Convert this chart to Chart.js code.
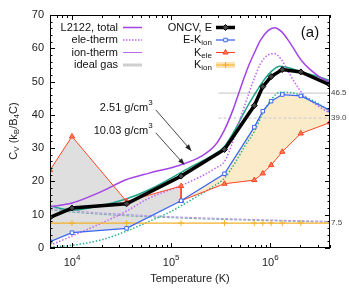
<!DOCTYPE html>
<html>
<head>
<meta charset="utf-8">
<script src="https://cdn.jsdelivr.net/npm/chart.js@4.4.1/dist/chart.umd.min.js"></script>
<style>
  html, body { margin: 0; padding: 0; background: #fff; }
  #wrap { width: 349px; height: 291px; position: relative; }
</style>
</head>
<body>
<div id="wrap"><canvas id="cv-chart"></canvas></div>
<script>
// DFT temperatures (K) shared by ONCV E, E-Kion and Kion
const tempDFT = [6000, 10000, 35500, 126000, 345000, 690000, 840000, 1020000, 1320000, 2030000, 4000000];
const oncvE = [9.2, 12.0, 13.3, 21.6, 29.6, 42.8, 48.5, 51.5, 53.6, 52.9, 49.0];
const eMinusKion = [1.9, 4.6, 5.9, 14.2, 22.3, 36.3, 41.1, 44.1, 46.1, 45.7, 41.4];
const kIon = [7.5, 7.5, 7.5, 7.5, 7.5, 7.5, 7.5, 7.5, 7.5, 7.5, 7.5];

// Kele, 2.51 g/cm3 branch (drops to the 10.03 branch at the last point)
const tempKeleLow = [6000, 10000, 35500, 126000, 126000];
const kEleLow = [23.4, 33.5, 14.0, 18.6, 14.2];
// Kele, 10.03 g/cm3 branch
const tempKeleHigh = [126000, 345000, 690000, 840000, 1020000, 1320000, 2030000, 4000000];
const kEleHigh = [14.2, 19.3, 20.4, 22.4, 24.9, 28.9, 34.4, 37.7];

// L2122 curves, 2.51 g/cm3
const tPurple = [6000, 10000, 20000, 35000, 60000, 120000, 200000, 280000, 345000, 420000, 500000, 600000, 700000, 800000, 950000, 1100000, 1300000, 1550000, 2100000, 3100000, 4000000];
const total251 = [12.4, 13.5, 17.0, 20.5, 22.5, 24.8, 27.5, 31.0, 35.5, 41.5, 48.0, 54.5, 59.0, 62.5, 65.3, 66.2, 65.0, 62.0, 56.0, 51.5, 49.8];
const eleTherm251 = [0.8, 3.6, 7.5, 11.0, 15.0, 18.5, 21.5, 24.0, 26.0, 32.0, 39.0, 46.0, 51.5, 55.5, 58.0, 58.4, 56.5, 52.5, 46.5, 42.5, 40.5];

// L2122 curves, 10.03 g/cm3
const tTeal = [6000, 10000, 20000, 35000, 60000, 100000, 150000, 250000, 345000, 450000, 550000, 690000, 840000, 1020000, 1250000, 1600000, 2000000, 3000000, 4000000];
const total1003 = [12.6, 11.4, 12.8, 14.7, 17.5, 21.0, 24.0, 27.5, 30.5, 36.0, 41.0, 46.0, 50.0, 53.0, 54.6, 54.0, 53.0, 51.5, 50.3];
const eleTherm1003 = [0.3, 0.8, 2.5, 5.0, 8.0, 11.0, 14.0, 18.0, 21.0, 26.0, 30.5, 35.0, 40.5, 44.5, 46.8, 46.7, 46.0, 43.5, 41.0];

// ion-therm curves
const tIon = [6000, 10000, 30000, 100000, 300000, 1000000, 4000000];
const ionTherm251 = [11.9, 11.2, 10.2, 9.4, 8.9, 8.4, 8.0];
const ionTherm1003 = [11.5, 10.8, 9.8, 9.1, 8.6, 8.2, 7.8];

// ideal gas limits
const tIdeal = [300000, 4000000];
const idealGas251 = [46.5, 46.5];
const idealGas1003 = [39.0, 39.0];

// tick labels
const xTickValues = [1e4, 1e5, 1e6];
const xTickExponents = ['4', '5', '6'];
const rightLabels = [7.5, 39.0, 46.5];
const legendLeft = ['L2122, total', 'ele-therm', 'ion-therm', 'ideal gas'];
const legendRight = [['ONCV, E', ''], ['E-K', 'ion'], ['K', 'ele'], ['K', 'ion']];

const C = {
    black: '#000',
    blue: '#3a66f2',
    red: '#ff4422',
    orange: '#f2b12a',
    purple: '#a443e6',
    purpleDot: '#c062f2',
    lilac: '#b59ae6',
    teal: '#1ea589',
    tealDot: '#2bb394',
    tealIon: '#7fa9ad',
    gray: '#cfcfcf',
    grayFill: '#dfdfdf',
    beige: '#fcebc9',
};

const pts = (xs, ys) => xs.map((x, i) => ({ x, y: ys[i] }));
const curve = (xs, ys, color, width, dash, order) => ({
    data: pts(xs, ys), borderColor: color, borderWidth: width, borderDash: dash || [],
    pointRadius: 0, cubicInterpolationMode: 'monotone', fill: false, order,
});

const FONT = "'Liberation Sans', 'DejaVu Sans', Arial, sans-serif";
Chart.defaults.font.family = FONT;
Chart.defaults.color = '#222';

function drawSample(ctx, x0, x1, y, st) {
    ctx.save();
    if (st.band) {
        ctx.strokeStyle = st.band; ctx.lineWidth = 6;
        ctx.beginPath(); ctx.moveTo(x0, y); ctx.lineTo(x1, y); ctx.stroke();
    }
    ctx.strokeStyle = st.color; ctx.lineWidth = st.width;
    ctx.setLineDash(st.dash || []);
    ctx.beginPath(); ctx.moveTo(x0, y); ctx.lineTo(x1, y); ctx.stroke();
    ctx.setLineDash([]);
    if (st.marker) {
        ctx.fillStyle = st.fill || st.color;
        ctx.strokeStyle = st.color;
        ctx.lineWidth = 1;
        Chart.helpers.drawPoint(ctx, { pointStyle: st.marker, radius: st.radius || 3, borderWidth: 1, rotation: 0 }, (x0 + x1) / 2, y);
    }
    ctx.restore();
}

// text with optional subscript, right-aligned at xr
function subText(ctx, main, sub, xr, y, size) {
    ctx.textBaseline = 'middle';
    ctx.textAlign = 'left';
    ctx.font = `${size}px ${FONT}`;
    const wm = ctx.measureText(main).width;
    ctx.font = `${size - 3}px ${FONT}`;
    const ws = sub ? ctx.measureText(sub).width : 0;
    const x0 = xr - wm - ws;
    ctx.font = `${size}px ${FONT}`;
    ctx.fillText(main, x0, y);
    if (sub) {
        ctx.font = `${size - 3}px ${FONT}`;
        ctx.fillText(sub, x0 + wm, y + 3);
    }
}

function arrow(ctx, x0, y0, x1, y1) {
    const ang = Math.atan2(y1 - y0, x1 - x0);
    ctx.beginPath(); ctx.moveTo(x0, y0); ctx.lineTo(x1 - 4 * Math.cos(ang), y1 - 4 * Math.sin(ang)); ctx.stroke();
    ctx.beginPath();
    ctx.moveTo(x1, y1);
    ctx.lineTo(x1 - 7 * Math.cos(ang) + 2.5 * Math.sin(ang), y1 - 7 * Math.sin(ang) - 2.5 * Math.cos(ang));
    ctx.lineTo(x1 - 7 * Math.cos(ang) - 2.5 * Math.sin(ang), y1 - 7 * Math.sin(ang) + 2.5 * Math.cos(ang));
    ctx.closePath(); ctx.fill();
}

const decorations = {
    id: 'decorations',
    afterDatasetsDraw(chart) {
        const ctx = chart.ctx;
        const xs = chart.scales.x, ys = chart.scales.y;
        const a = chart.chartArea;
        ctx.save();

        // frame + inward ticks
        ctx.strokeStyle = '#000';
        ctx.lineWidth = 1;
        ctx.strokeRect(a.left + 0.5, a.top + 0.5, a.right - a.left - 1, a.bottom - a.top - 1);
        ctx.beginPath();
        for (let e = 3; e <= 6; e++) {
            for (let k = 1; k < 10; k++) {
                const v = k * Math.pow(10, e);
                if (v < xs.min || v > xs.max) continue;
                const px = Math.round(xs.getPixelForValue(v)) + 0.5;
                const len = k === 1 ? 5 : 3;
                ctx.moveTo(px, a.bottom); ctx.lineTo(px, a.bottom - len);
                ctx.moveTo(px, a.top); ctx.lineTo(px, a.top + len);
            }
        }
        for (let v = 0; v <= 70; v += 2) {
            const py = Math.round(ys.getPixelForValue(v)) + 0.5;
            const len = v % 10 === 0 ? 5 : 2.5;
            ctx.moveTo(a.left, py); ctx.lineTo(a.left + len, py);
            ctx.moveTo(a.right, py); ctx.lineTo(a.right - len, py);
        }
        ctx.stroke();

        // x tick labels 10^n
        ctx.fillStyle = '#222';
        ctx.textBaseline = 'middle';
        ctx.textAlign = 'left';
        xTickValues.forEach((v, i) => {
            const px = xs.getPixelForValue(v);
            ctx.font = `11px ${FONT}`;
            const w1 = ctx.measureText('10').width;
            ctx.font = `8px ${FONT}`;
            const w2 = ctx.measureText(xTickExponents[i]).width;
            const x0 = px - (w1 + w2) / 2;
            ctx.font = `11px ${FONT}`;
            ctx.fillText('10', x0, a.bottom + 15);
            ctx.font = `8px ${FONT}`;
            ctx.fillText(xTickExponents[i], x0 + w1, a.bottom + 10);
        });

        // y axis title C_V (k_B/B_4C)
        ctx.save();
        ctx.translate(14, 131);
        ctx.rotate(-Math.PI / 2);
        const parts = [['C', 11, 0], ['V', 8, 3], [' (k', 11, 0], ['B', 8, 3], ['/B', 11, 0], ['4', 8, 3], ['C)', 11, 0]];
        let tw = 0;
        parts.forEach(p => { ctx.font = `${p[1]}px ${FONT}`; tw += ctx.measureText(p[0]).width; });
        let cx = -tw / 2;
        parts.forEach(p => {
            ctx.font = `${p[1]}px ${FONT}`;
            ctx.fillText(p[0], cx, p[2]);
            cx += ctx.measureText(p[0]).width;
        });
        ctx.restore();

        // legend, left column
        const rowY = i => a.top + 12.5 * (i + 1);
        const leftStyles = [
            { color: C.purple, width: 1.5 },
            { color: C.purpleDot, width: 1.5, dash: [1.5, 1.5] },
            { color: C.purple, width: 0.8 },
            { color: C.gray, width: 3 },
        ];
        legendLeft.forEach((t, i) => {
            ctx.fillStyle = '#111';
            subText(ctx, t, '', 118, rowY(i), 11);
            drawSample(ctx, 123, 142, rowY(i), leftStyles[i]);
        });
        const rightStyles = [
            { color: C.black, width: 3.5, marker: 'rectRot', radius: 3, fill: '#444' },
            { color: C.blue, width: 1.3, marker: 'rect', radius: 2.5, fill: '#fff' },
            { color: C.red, width: 1, marker: 'triangle', radius: 3, fill: '#ff7a5c' },
            { color: C.orange, width: 1, band: '#fbe3b5', marker: 'cross', radius: 3 },
        ];
        legendRight.forEach((t, i) => {
            ctx.fillStyle = '#111';
            subText(ctx, t[0], t[1], 212, rowY(i), 11);
            drawSample(ctx, 216, 235, rowY(i), rightStyles[i]);
        });

        // panel label
        ctx.fillStyle = '#111';
        ctx.font = `15px ${FONT}`;
        ctx.textAlign = 'center';
        ctx.textBaseline = 'middle';
        ctx.fillText('(a)', 310, 33);

        // density annotations with arrows (data coordinates)
        const notes = [
            { text: '2.51 g/cm', tx: 65000, ty: 42.0, from: [70000, 41.5], to: [161000, 29.1] },
            { text: '10.03 g/cm', tx: 65000, ty: 35.1, from: [70000, 34.6], to: [137000, 24.9] },
        ];
        notes.forEach(n => {
            const xr = xs.getPixelForValue(n.tx), y = ys.getPixelForValue(n.ty);
            ctx.textAlign = 'left';
            ctx.font = `8px ${FONT}`;
            const ws = ctx.measureText('3').width;
            ctx.font = `11px ${FONT}`;
            const wm = ctx.measureText(n.text).width;
            ctx.fillStyle = '#111';
            ctx.fillText(n.text, xr - ws - wm, y);
            ctx.font = `8px ${FONT}`;
            ctx.fillText('3', xr - ws, y - 5);
            ctx.strokeStyle = '#333';
            ctx.fillStyle = '#222';
            ctx.lineWidth = 0.9;
            arrow(ctx, xs.getPixelForValue(n.from[0]), ys.getPixelForValue(n.from[1]),
                xs.getPixelForValue(n.to[0]), ys.getPixelForValue(n.to[1]));
        });

        ctx.restore();
    },
};

new Chart(document.getElementById('cv-chart'), {
    type: 'line',
    data: {
        datasets: [
            { data: pts(tempDFT, oncvE), borderColor: C.black, borderWidth: 3.5, pointStyle: 'rectRot', pointRadius: 3, pointBackgroundColor: '#444', pointBorderColor: C.black, pointBorderWidth: 1, fill: false, order: 0 },
            { data: pts(tempDFT, eMinusKion), borderColor: C.blue, borderWidth: 1.3, backgroundColor: C.beige, fill: 3, pointStyle: 'rect', pointRadius: 2.5, pointBackgroundColor: '#fff', pointBorderColor: C.blue, pointBorderWidth: 1, order: 1 },
            { data: pts(tempKeleLow, kEleLow), borderColor: C.red, borderWidth: 1, backgroundColor: C.grayFill, fill: 1, pointStyle: 'triangle', pointRadius: 3, pointBackgroundColor: '#ff7a5c', pointBorderColor: C.red, pointBorderWidth: 1, order: 2 },
            { data: pts(tempKeleHigh, kEleHigh), borderColor: C.red, borderWidth: 1, fill: false, pointStyle: 'triangle', pointRadius: 3, pointBackgroundColor: '#ff7a5c', pointBorderColor: C.red, pointBorderWidth: 1, order: 2 },
            { data: pts(tempDFT, kIon), borderColor: C.orange, borderWidth: 1.2, fill: false, pointStyle: 'cross', pointRadius: 3, pointBorderColor: C.orange, pointBorderWidth: 1, order: 3 },
            curve(tPurple, total251, C.purple, 1.5, null, 4),
            curve(tPurple, eleTherm251, C.purpleDot, 1.5, [1.5, 1.8], 4),
            curve(tIon, ionTherm251, C.lilac, 1.1, [3, 1.5], 5),
            curve(tTeal, total1003, C.teal, 1.5, null, 4),
            curve(tTeal, eleTherm1003, C.tealDot, 1.5, [1.5, 1.8], 4),
            curve(tIon, ionTherm1003, C.tealIon, 1.1, [3, 1.5], 5),
            { data: pts(tIdeal, idealGas251), borderColor: C.gray, borderWidth: 1.3, pointRadius: 0, fill: false, order: 6 },
            { data: pts(tIdeal, idealGas1003), borderColor: C.gray, borderWidth: 1.2, borderDash: [3, 2], pointRadius: 0, fill: false, order: 6 },
        ],
    },
    options: {
        responsive: true,
        maintainAspectRatio: false,
        animation: false,
        layout: { padding: { top: 15, right: 0, bottom: 0, left: 0 } },
        plugins: {
            legend: { display: false },
            tooltip: { enabled: false },
            filler: { drawTime: 'beforeDatasetsDraw' },
        },
        scales: {
            x: {
                type: 'logarithmic', min: 6000, max: 4000000,
                grid: { display: false, drawTicks: false },
                border: { display: false },
                ticks: { display: false },
                title: { display: true, text: 'Temperature (K)', font: { size: 11 }, padding: { top: 0, bottom: 5 } },
                afterFit: s => { s.height = 43; },
            },
            y: {
                min: 0, max: 70,
                grid: { display: false, drawTicks: false },
                border: { display: false },
                ticks: { stepSize: 10, font: { size: 11 }, padding: 6 },
                afterFit: s => { s.width = 50; },
            },
            y2: {
                position: 'right', min: 0, max: 70,
                grid: { display: false, drawTicks: false },
                border: { display: false },
                afterBuildTicks: s => { s.ticks = rightLabels.map(v => ({ value: v })); },
                ticks: { font: { size: 8 }, color: '#444', padding: 1, callback: v => Number(v).toFixed(1) },
                afterFit: s => { s.width = 19; },
            },
        },
    },
    plugins: [decorations],
});
</script>
</body>
</html>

....................

The exercise - Return only the lines from the start of the data through the line that contains "28.9, 34.4, 37.7];", please, copying them exactly and omitting all pictures.

Output of the exercise -
Convert this chart to Chart.js code.
<!DOCTYPE html>
<html>
<head>
<meta charset="utf-8">
<script src="https://cdn.jsdelivr.net/npm/chart.js@4.4.1/dist/chart.umd.min.js"></script>
<style>
  html, body { margin: 0; padding: 0; background: #fff; }
  #wrap { width: 349px; height: 291px; position: relative; }
</style>
</head>
<body>
<div id="wrap"><canvas id="cv-chart"></canvas></div>
<script>
// DFT temperatures (K) shared by ONCV E, E-Kion and Kion
const tempDFT = [6000, 10000, 35500, 126000, 345000, 690000, 840000, 1020000, 1320000, 2030000, 4000000];
const oncvE = [9.2, 12.0, 13.3, 21.6, 29.6, 42.8, 48.5, 51.5, 53.6, 52.9, 49.0];
const eMinusKion = [1.9, 4.6, 5.9, 14.2, 22.3, 36.3, 41.1, 44.1, 46.1, 45.7, 41.4];
const kIon = [7.5, 7.5, 7.5, 7.5, 7.5, 7.5, 7.5, 7.5, 7.5, 7.5, 7.5];

// Kele, 2.51 g/cm3 branch (drops to the 10.03 branch at the last point)
const tempKeleLow = [6000, 10000, 35500, 126000, 126000];
const kEleLow = [23.4, 33.5, 14.0, 18.6, 14.2];
// Kele, 10.03 g/cm3 branch
const tempKeleHigh = [126000, 345000, 690000, 840000, 1020000, 1320000, 2030000, 4000000];
const kEleHigh = [14.2, 19.3, 20.4, 22.4, 24.9, 28.9, 34.4, 37.7];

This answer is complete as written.